Benedetto sia l’algoritmo di Twitter: sa che mi occupo di turismo e mi fa comparire un post di Roberto Gualtieri – candidato sindaco del Pd a Roma – in cui annuncia il suo programma per far diventare la cosiddetta città eterna una “capitale del turismo internazionale”.
Con un elenco così lungo di proposte, e dai toni così generici, da rassicurare tutti gli elettori: anche lui non farà nulla per migliorare l’accoglienza turistica e gestire il governo dei flussi verso la creazione di posti di lavoro.
Lo dico subito: non è un problema di parte politica, di sinistra, centrosinistra, centrodestra, destra o cinquestelle.
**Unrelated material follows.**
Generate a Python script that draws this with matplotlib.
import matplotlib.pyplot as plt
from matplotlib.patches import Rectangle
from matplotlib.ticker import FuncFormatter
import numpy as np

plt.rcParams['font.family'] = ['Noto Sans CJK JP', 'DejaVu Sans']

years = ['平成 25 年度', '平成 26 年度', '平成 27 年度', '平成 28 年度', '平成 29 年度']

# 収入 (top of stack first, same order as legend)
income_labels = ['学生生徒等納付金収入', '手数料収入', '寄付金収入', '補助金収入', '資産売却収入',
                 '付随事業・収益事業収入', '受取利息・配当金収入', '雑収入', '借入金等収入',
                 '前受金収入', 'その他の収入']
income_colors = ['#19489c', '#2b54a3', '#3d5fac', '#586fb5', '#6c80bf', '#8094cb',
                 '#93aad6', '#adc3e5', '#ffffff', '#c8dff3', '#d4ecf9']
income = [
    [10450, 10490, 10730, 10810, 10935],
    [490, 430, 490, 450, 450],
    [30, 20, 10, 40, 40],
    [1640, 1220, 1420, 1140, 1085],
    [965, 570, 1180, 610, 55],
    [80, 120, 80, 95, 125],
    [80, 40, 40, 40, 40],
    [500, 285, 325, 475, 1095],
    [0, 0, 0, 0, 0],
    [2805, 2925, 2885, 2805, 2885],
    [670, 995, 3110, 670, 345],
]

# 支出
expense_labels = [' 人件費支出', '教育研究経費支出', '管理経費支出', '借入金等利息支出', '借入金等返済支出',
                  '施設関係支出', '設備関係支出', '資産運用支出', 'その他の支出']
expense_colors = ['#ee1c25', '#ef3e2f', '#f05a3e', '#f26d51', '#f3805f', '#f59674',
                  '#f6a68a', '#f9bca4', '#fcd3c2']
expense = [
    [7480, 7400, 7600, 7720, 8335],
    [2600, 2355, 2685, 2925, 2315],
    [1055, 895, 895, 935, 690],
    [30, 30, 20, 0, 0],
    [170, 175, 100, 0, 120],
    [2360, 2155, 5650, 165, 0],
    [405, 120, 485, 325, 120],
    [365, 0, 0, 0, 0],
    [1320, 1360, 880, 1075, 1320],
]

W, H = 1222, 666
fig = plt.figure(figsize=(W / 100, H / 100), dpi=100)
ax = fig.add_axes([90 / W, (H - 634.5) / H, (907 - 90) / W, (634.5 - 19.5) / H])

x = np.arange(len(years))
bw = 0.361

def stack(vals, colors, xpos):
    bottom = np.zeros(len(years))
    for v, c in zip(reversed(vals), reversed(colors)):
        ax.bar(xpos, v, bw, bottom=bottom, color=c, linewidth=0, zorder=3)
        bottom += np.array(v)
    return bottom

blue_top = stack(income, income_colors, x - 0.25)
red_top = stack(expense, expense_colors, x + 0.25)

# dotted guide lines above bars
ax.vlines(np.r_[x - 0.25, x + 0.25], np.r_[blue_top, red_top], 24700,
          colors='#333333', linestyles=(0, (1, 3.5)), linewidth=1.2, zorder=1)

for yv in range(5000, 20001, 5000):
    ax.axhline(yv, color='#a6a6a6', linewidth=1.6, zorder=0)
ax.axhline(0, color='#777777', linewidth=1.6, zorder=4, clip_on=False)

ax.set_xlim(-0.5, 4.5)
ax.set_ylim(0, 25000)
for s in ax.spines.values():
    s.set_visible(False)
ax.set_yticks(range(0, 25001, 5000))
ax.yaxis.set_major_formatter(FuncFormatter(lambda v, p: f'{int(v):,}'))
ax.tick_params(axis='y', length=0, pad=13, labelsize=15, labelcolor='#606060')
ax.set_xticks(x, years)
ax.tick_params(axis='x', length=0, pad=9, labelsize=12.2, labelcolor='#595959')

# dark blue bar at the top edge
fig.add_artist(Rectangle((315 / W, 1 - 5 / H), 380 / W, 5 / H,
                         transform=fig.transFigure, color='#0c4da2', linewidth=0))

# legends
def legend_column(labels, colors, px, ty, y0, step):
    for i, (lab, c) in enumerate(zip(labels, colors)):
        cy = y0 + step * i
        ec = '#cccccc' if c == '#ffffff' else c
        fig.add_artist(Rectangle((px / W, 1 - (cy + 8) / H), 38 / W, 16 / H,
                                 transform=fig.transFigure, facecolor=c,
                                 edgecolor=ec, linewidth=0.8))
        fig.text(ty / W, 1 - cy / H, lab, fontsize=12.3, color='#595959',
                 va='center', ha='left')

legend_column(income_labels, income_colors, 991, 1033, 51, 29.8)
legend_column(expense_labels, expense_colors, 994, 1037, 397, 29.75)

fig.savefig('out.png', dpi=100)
Se c’è un tema su cui tutti i candidati, di tutte le parti politiche, si trovano d’accordo è quello di parlare in maniera vana e vuota di turismo, senza mai fare l’unica cosa che andrebbe fatta: spendere una percentuale del 30-40% della imposta di soggiorno in interventi che siano veramente a favore dei turisti. Ma la necessità di consenso elettorale è più forte di ogni consiglio di natura tecnica: meglio destinare i milioni di euro a soggetti che nulla sanno di turismo – e nulla fanno per i turisti – ma che sono invece impegnati ogni ora del giorno a rastrellare voti e consensi per il candidato sindaco e per un paio di candidati consiglieri comunali, magari capaci poi di farsi nominare anche assessori.
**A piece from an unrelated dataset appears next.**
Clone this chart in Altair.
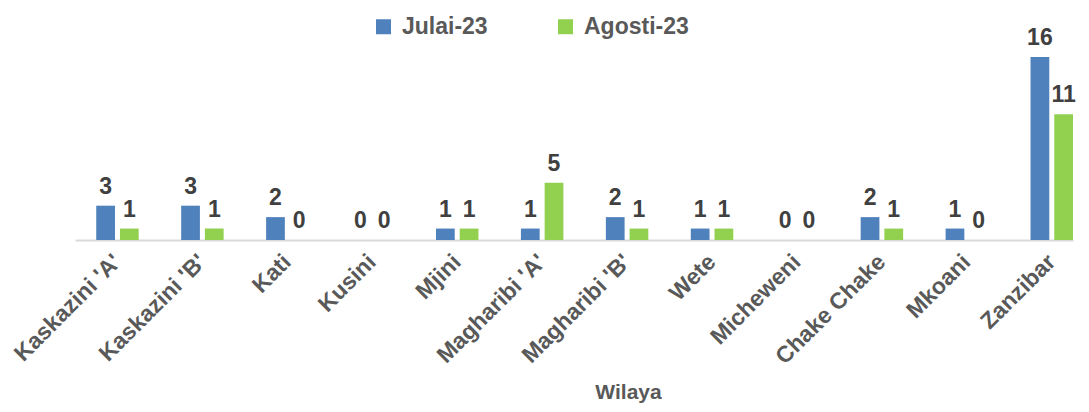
import altair as alt
import pandas as pd

wilaya = ["Kaskazini 'A'", "Kaskazini 'B'", "Kati", "Kusini", "Mjini", "Magharibi 'A'",
          "Magharibi 'B'", "Wete", "Micheweni", "Chake Chake", "Mkoani", "Zanzibar"]
julai = [3, 3, 2, 0, 1, 1, 2, 1, 0, 2, 1, 16]
agosti = [1, 1, 0, 0, 1, 5, 1, 1, 0, 1, 0, 11]
series = ["Julai-23", "Agosti-23"]
colors = ["#4F81BD", "#92D050"]

rows = []
for w, j, a in zip(wilaya, julai, agosti):
    rows.append({"Wilaya": w, "Mwezi": series[0], "Idadi": j})
    rows.append({"Wilaya": w, "Mwezi": series[1], "Idadi": a})
df = pd.DataFrame(rows)

FONT = "Liberation Sans, Arial, sans-serif"

x = alt.X("Wilaya:N", sort=wilaya,
          scale=alt.Scale(paddingInner=0.5, paddingOuter=0.125, align=1),
          axis=alt.Axis(title="Wilaya", labelAngle=-45, labelAlign="right", labelBaseline="middle",
                        labelFont=FONT, labelFontSize=23, labelFontWeight="bold", labelColor="#595959",
                        labelPadding=18, ticks=False, domainColor="#D9D9D9", domainWidth=2,
                        titleFont=FONT, titleFontSize=21, titleFontWeight="bold", titleColor="#595959",
                        titleX=553, titleY=158, titleAlign="center", titleBaseline="alphabetic",
                        labelOverlap=False))
xo = alt.XOffset("Mwezi:N", sort=series, scale=alt.Scale(paddingInner=0.21, paddingOuter=0))
y = alt.Y("Idadi:Q", scale=alt.Scale(domain=[0, 16], nice=False), axis=None)

bars = alt.Chart(df).mark_bar().encode(
    x=x, xOffset=xo, y=y,
    color=alt.Color("Mwezi:N", sort=series, scale=alt.Scale(domain=series, range=colors),
                    legend=alt.Legend(title=None, orient="none", direction="horizontal",
                                      legendX=297, legendY=-42, symbolType="square", symbolSize=225,
                                      symbolStrokeWidth=0, labelFont=FONT, labelFontSize=23,
                                      labelFontWeight="bold", labelColor="#595959", labelOffset=7,
                                      columnPadding=66)),
)
labels = alt.Chart(df).mark_text(font=FONT, fontSize=23, fontWeight="bold", color="#404040",
                                 baseline="bottom", dy=-7).encode(
    x=x, xOffset=xo, y=y, text="Idadi:Q")

chart = (bars + labels).properties(
    width=998, height=183,
    autosize=alt.AutoSizeParams(type="none"),
    padding={"left": 67, "top": 49, "right": 8, "bottom": 164},
).configure_view(stroke=None)

chart.save("out.html", embed_options={"renderer": "svg", "actions": False})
Nel suo post infinito su Facebook (638 parole, quasi il doppio di questo articolo) Gualtieri fa il solito elenco di interventi strategici, neanche sbagliato, anzi probabilmente scritto da persone competenti del suo staff. Ma “inciampa” subito in quella che è la prima regola del politico che parla di turismo: non mette nessuna cifra dei soldi che intende spendere per realizzare le cose che dice. Il messaggio in codice è chiaro: state tranquilli, che i soldi della imposta di soggiorno – a Roma peraltro carissima a livelli quasi insostenibili: 8 euro per una camera matrimoniale in un hotel a quattro stelle – continueremo a dividerli fra noi, alimentando i soliti noti o chi avrà dimostrato la capacità di portare voti ai candidati amici.
Quando poi aggiunge le Piattaforme digitali aperte di prenotazione (che non potranno mai funzionare) ed i controlli antiabusivismo e frode fiscale delle professioni turistiche (che nessuno fa mai seriamente) ecco che ogni dubbio si trasforma in certezza.
Ma del resto, cosa ti vuoi mettere a spendere soldi per fare di Roma una “capitale del turismo internazionale”, quando lo è già da decenni?